What a “good” bridging deal looks like
A good deal is not simply the lowest rate. It is the deal that fits your timeline, asset and exit strategy with enough margin for error. For example, a slightly higher monthly rate may still be better if the lender accepts a more realistic valuation approach, offers no exit fee, and can complete before an auction deadline. Equally, a headline low rate can be poor value if it comes with heavy fees, a reduced valuation, or restrictive conditions that make drawdown uncertain.
When reviewing calculator results, ask yourself these questions:
- Does the projected net advance actually cover what I need to complete?
- Is the LTV within a conservative range for my property type and exit route?
- Can I comfortably service the monthly interest if I choose a serviced structure?
- If the project overruns by 3 months, do I still have enough headroom?
- What happens if the refinance valuation comes in lower than expected?

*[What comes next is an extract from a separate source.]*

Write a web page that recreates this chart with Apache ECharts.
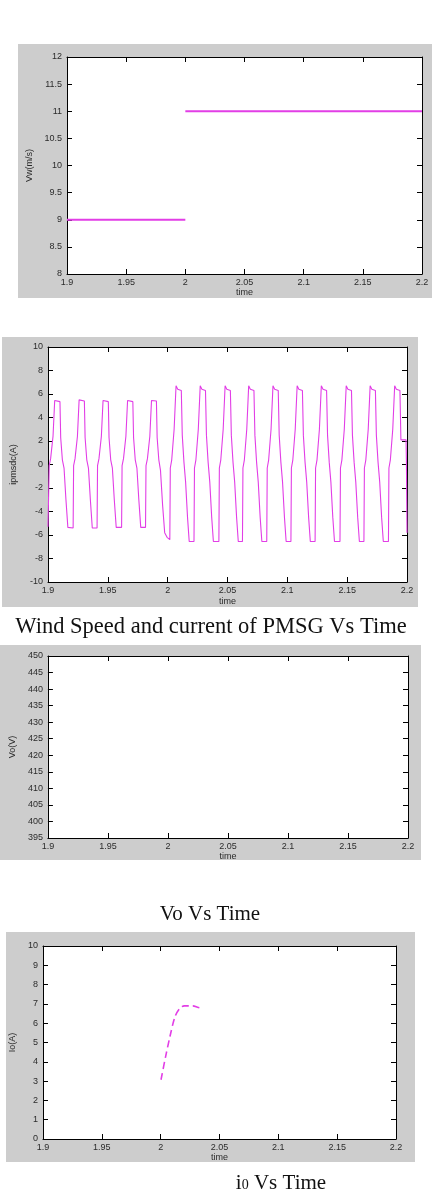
<!DOCTYPE html>
<html>
<head>
<meta charset="utf-8">
<script src="https://cdn.jsdelivr.net/npm/echarts@6/dist/echarts.min.js"></script>
<style>
  html, body { margin: 0; padding: 0; background: #fff; }
  #chartBox { width: 433px; height: 1196px; }
</style>
</head>
<body>
<div id="chartBox"></div>
<script>
// time axis shared by the four plots
const timeTicks = [1.9, 1.95, 2, 2.05, 2.1, 2.15, 2.2];

// plot 1 - wind speed step
const windTicks = [8, 8.5, 9, 9.5, 10, 10.5, 11, 11.5, 12];
const windTime = [1.9, 2.0, 2.0, 2.0, 2.2];
const windSpeed = [9, 9, null, 11, 11];

// plot 2 - PMSG current, one row per cycle
const ipmTicks = [-10, -8, -6, -4, -2, 0, 2, 4, 6, 8, 10];
const ipmTime = [
  1.9000, 1.9010, 1.9022, 1.9042, 1.9056, 1.9100, 1.9106, 1.9120, 1.9134, 1.9150, 1.9166,
  1.9210, 1.9214, 1.9226, 1.9246, 1.9260, 1.9304, 1.9310, 1.9324, 1.9338, 1.9354, 1.9370,
  1.9410, 1.9414, 1.9426, 1.9446, 1.9460, 1.9504, 1.9510, 1.9524, 1.9538, 1.9554, 1.9570,
  1.9615, 1.9619, 1.9631, 1.9651, 1.9665, 1.9709, 1.9715, 1.9729, 1.9743, 1.9759, 1.9775,
  1.9815, 1.9819, 1.9831, 1.9851, 1.9865, 1.9906, 1.9912, 1.9926, 1.9940, 1.9958, 1.9975, 1.9995,
  2.0018, 2.0022, 2.0034, 2.0054, 2.0070, 2.0084, 2.0114, 2.0122, 2.0136, 2.0150, 2.0166, 2.0180,
  2.0220, 2.0224, 2.0236, 2.0256, 2.0272, 2.0286, 2.0316, 2.0324, 2.0338, 2.0352, 2.0368, 2.0382,
  2.0428, 2.0432, 2.0444, 2.0464, 2.0480, 2.0494, 2.0524, 2.0532, 2.0546, 2.0560, 2.0576, 2.0590,
  2.0625, 2.0629, 2.0641, 2.0661, 2.0677, 2.0691, 2.0721, 2.0729, 2.0743, 2.0757, 2.0773, 2.0787,
  2.0828, 2.0832, 2.0844, 2.0864, 2.0880, 2.0894, 2.0924, 2.0932, 2.0946, 2.0960, 2.0976, 2.0990,
  2.1030, 2.1034, 2.1046, 2.1066, 2.1082, 2.1096, 2.1126, 2.1134, 2.1148, 2.1162, 2.1178, 2.1192,
  2.1232, 2.1236, 2.1248, 2.1268, 2.1284, 2.1298, 2.1328, 2.1336, 2.1350, 2.1364, 2.1380, 2.1394,
  2.1440, 2.1444, 2.1456, 2.1476, 2.1492, 2.1506, 2.1536, 2.1544, 2.1558, 2.1572, 2.1588, 2.1602,
  2.1640, 2.1644, 2.1656, 2.1676, 2.1692, 2.1706, 2.1736, 2.1744, 2.1758, 2.1772, 2.1788, 2.1802,
  2.1845, 2.1849, 2.1861, 2.1881, 2.1897, 2.1911, 2.1941, 2.1949, 2.1992, 2.1995, 2.2000
];
const ipmValue = [
  -5.30, -0.10, 0.50, 2.40, 5.45, 5.35, 2.30, 0.40, -0.30, -3.00, -5.35,
  -5.40, -0.10, 0.50, 2.40, 5.50, 5.40, 2.30, 0.40, -0.30, -3.00, -5.40,
  -5.40, -0.10, 0.50, 2.40, 5.45, 5.35, 2.30, 0.40, -0.30, -3.00, -5.35,
  -5.35, -0.10, 0.50, 2.40, 5.45, 5.35, 2.30, 0.40, -0.30, -3.00, -5.35,
  -5.35, -0.10, 0.50, 2.40, 5.45, 5.40, 2.30, 0.40, -0.50, -3.50, -5.80, -6.20,
  -6.40, -0.30, 0.40, 3.00, 6.70, 6.40, 6.30, 2.50, 0.20, -1.50, -4.50, -6.55,
  -6.55, -0.30, 0.40, 3.00, 6.70, 6.40, 6.30, 2.50, 0.20, -1.50, -4.50, -6.55,
  -6.55, -0.30, 0.40, 3.00, 6.70, 6.40, 6.30, 2.50, 0.20, -1.50, -4.50, -6.55,
  -6.55, -0.30, 0.40, 3.00, 6.70, 6.40, 6.30, 2.50, 0.20, -1.50, -4.50, -6.55,
  -6.55, -0.30, 0.40, 3.00, 6.70, 6.40, 6.30, 2.50, 0.20, -1.50, -4.50, -6.55,
  -6.55, -0.30, 0.40, 3.00, 6.70, 6.40, 6.30, 2.50, 0.20, -1.50, -4.50, -6.55,
  -6.55, -0.30, 0.40, 3.00, 6.70, 6.40, 6.30, 2.50, 0.20, -1.50, -4.50, -6.55,
  -6.55, -0.30, 0.40, 3.00, 6.70, 6.40, 6.30, 2.50, 0.20, -1.50, -4.50, -6.55,
  -6.55, -0.30, 0.40, 3.00, 6.70, 6.40, 6.30, 2.50, 0.20, -1.50, -4.50, -6.55,
  -6.55, -0.30, 0.40, 3.00, 6.70, 6.40, 6.30, 2.10, 2.10, 0.30, -5.80
];

// plot 3 - Vo, nothing drawn inside the range
const voTicks = [395, 400, 405, 410, 415, 420, 425, 430, 435, 440, 445, 450];

// plot 4 - io
const ioTicks = [0, 1, 2, 3, 4, 5, 6, 7, 8, 9, 10];
const ioTime = [2.0003, 2.0042, 2.0079, 2.0122, 2.0164, 2.0201, 2.0272, 2.0320, 2.0363];
const ioValue = [3.07, 4.27, 5.31, 6.34, 6.78, 6.90, 6.90, 6.81, 6.76];

const pink = '#e23ee6';
const grey = '#cdcdcd';
const tickFont = { fontFamily: 'Liberation Sans', fontSize: 9, color: '#2b2b2b' };

function zip(xs, ys) {
  return xs.map((x, i) => [x, ys[i]]);
}

function axis(g, ticks, step, pos, opts) {
  return Object.assign({
    gridIndex: g,
    type: 'value',
    position: pos,
    min: ticks[0],
    max: ticks[ticks.length - 1],
    interval: step,
    splitLine: { show: false },
    axisLine: { show: true, onZero: false, lineStyle: { color: '#000', width: 1 } },
    axisTick: { show: true, inside: true, length: 5, lineStyle: { color: '#000' } },
    axisLabel: (pos === 'bottom' || pos === 'left')
      ? Object.assign({ margin: pos === 'left' ? 5 : 4 }, tickFont)
      : { show: false }
  }, opts || {});
}

const xName = (gap) => ({
  name: 'time', nameLocation: 'middle', nameGap: gap,
  nameTextStyle: { fontFamily: 'Liberation Sans', fontSize: 9, color: '#2b2b2b' }
});
const yName = (txt, gap) => ({
  name: txt, nameLocation: 'middle', nameGap: gap,
  nameTextStyle: { fontFamily: 'Liberation Sans', fontSize: 9, color: '#2b2b2b' }
});

const grids = [
  { left: 67, top: 57, width: 355, height: 217 },
  { left: 48, top: 347, width: 359, height: 235 },
  { left: 44, top: 656, width: 364, height: 182 },
  { left: 43, top: 946, width: 353, height: 193 }
].map(g => Object.assign({ show: true, backgroundColor: '#fff', borderWidth: 0 }, g));

const xAxes = [], yAxes = [];
[[windTicks, 0.5, 'Vw(m/s)', 30, 13],
 [ipmTicks, 2, 'ipmsdc(A)', 30, 15],
 [voTicks, 5, 'Vo(V)', 27, 10],
 [ioTicks, 1, 'Io(A)', 25, 13]].forEach(([yt, ys, yn, yg, xg], g) => {
  xAxes.push(axis(g, timeTicks, 0.05, 'bottom', xName(xg)));
  xAxes.push(axis(g, timeTicks, 0.05, 'top'));
  yAxes.push(axis(g, yt, ys, 'left', yName(yn, yg)));
  yAxes.push(axis(g, yt, ys, 'right'));
});

const serifFont = '"Liberation Serif", "Times New Roman", serif';

const option = {
  backgroundColor: '#fff',
  animation: false,
  graphic: {
    elements: [
      { type: 'rect', z: -10, shape: { x: 18, y: 44, width: 414, height: 254 }, style: { fill: grey } },
      { type: 'rect', z: -10, shape: { x: 2, y: 337, width: 416, height: 270 }, style: { fill: grey } },
      { type: 'rect', z: -10, shape: { x: 0, y: 645, width: 421, height: 215 }, style: { fill: grey } },
      { type: 'rect', z: -10, shape: { x: 6, y: 932, width: 409, height: 230 }, style: { fill: grey } },
      { type: 'text', x: 211, y: 627, style: {
          text: 'Wind Speed and current of PMSG Vs Time', font: '22.5px ' + serifFont,
          fill: '#111', textAlign: 'center', textVerticalAlign: 'middle' } },
      { type: 'text', x: 210, y: 914, style: {
          text: 'Vo Vs Time', font: '21px ' + serifFont,
          fill: '#111', textAlign: 'center', textVerticalAlign: 'middle' } },
      { type: 'text', x: 281, y: 1183, style: {
          text: '{a|i}{b|0}{a| Vs Time}',
          textAlign: 'center', textVerticalAlign: 'middle',
          rich: {
            a: { fontFamily: 'Liberation Serif', fontSize: 21, fill: '#111', color: '#111' },
            b: { fontFamily: 'Liberation Serif', fontSize: 14, fill: '#111', color: '#111', verticalAlign: 'bottom', padding: [0, 0, 1, 0] }
          } } }
    ]
  },
  grid: grids,
  xAxis: xAxes,
  yAxis: yAxes,
  series: [
    {
      name: 'wind speed', type: 'line', xAxisIndex: 0, yAxisIndex: 0,
      data: zip(windTime, windSpeed), showSymbol: false, connectNulls: false,
      lineStyle: { color: pink, width: 1.8 }
    },
    {
      name: 'ipmsdc', type: 'line', xAxisIndex: 2, yAxisIndex: 2,
      data: zip(ipmTime, ipmValue), showSymbol: false,
      lineStyle: { color: pink, width: 1.1 }
    },
    {
      name: 'io', type: 'line', xAxisIndex: 6, yAxisIndex: 6,
      data: zip(ioTime, ioValue), showSymbol: false, smooth: 0.3,
      lineStyle: { color: pink, width: 1.6, type: [7, 4] }
    }
  ]
};

const myChart = echarts.init(document.getElementById('chartBox'));
myChart.setOption(option);
</script>
</body>
</html>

Key risks every borrower should understand
Bridging finance can be highly effective, but it is not cheap long term capital. The main risk is that the planned exit does not happen on time. Sales can fall through, refinance underwriting can tighten, valuers can reduce expected value, and refurbishment schedules can slip. Because interest is charged monthly, delays can quickly erode profit.
Borrowers should also pay attention to whether the loan is regulated or unregulated. If the property will be occupied by you or a close family member, different rules can apply. In all cases, independent legal advice and regulated advice where relevant are wise. A calculator is a planning tool, not a substitute for a formal offer or professional advice.
How investors use calculator outputs
Experienced investors usually do not run the calculator once. They run multiple scenarios. They may compare 65% LTV versus 70% LTV, 6 months versus 9 months, retained versus serviced interest, or no exit fee versus a 1% exit fee. This sensitivity testing helps identify which element has the greatest effect on profit and liquidity.
For example, a buy refurbish refinance investor might discover that retained interest keeps the monthly cash burden low, but reduces day one funds too much for the works budget. A serviced structure may therefore be preferable if monthly cash flow is strong. Conversely, a developer with a sale planned at the end of the term may favour rolled or retained interest to preserve working capital during the build period.
Authority sources worth checking
Before proceeding with a real transaction, it is sensible to verify market data, transaction taxes and title information using authoritative public sources. Useful references include:
- GOV.UK guidance on residential Stamp Duty Land Tax rates
- Office for National Statistics house price index bulletin
- GOV.UK Land Registry property information service
Final thoughts on choosing and comparing bridging loans
The best way to use a bridging loan UK calculator is as part of a broader underwriting mindset. Start with the property value, define the exact gross borrowing need, include all fees, and model more than one exit timeline. If the numbers only work under perfect conditions, the deal may be too tight. If the project still works with a longer term, a slightly lower end value, and all fees included, you are looking at a more resilient transaction.
This page is built to give you a practical, transparent estimate of short term finance costs. Use it to compare structures, challenge assumptions and prepare for conversations with brokers, lenders, valuers and solicitors. Above all, remember that the key figure is rarely the headline rate. In bridging finance, what matters most is how much you receive, how much you must repay, and how confident you are that your exit will happen on time.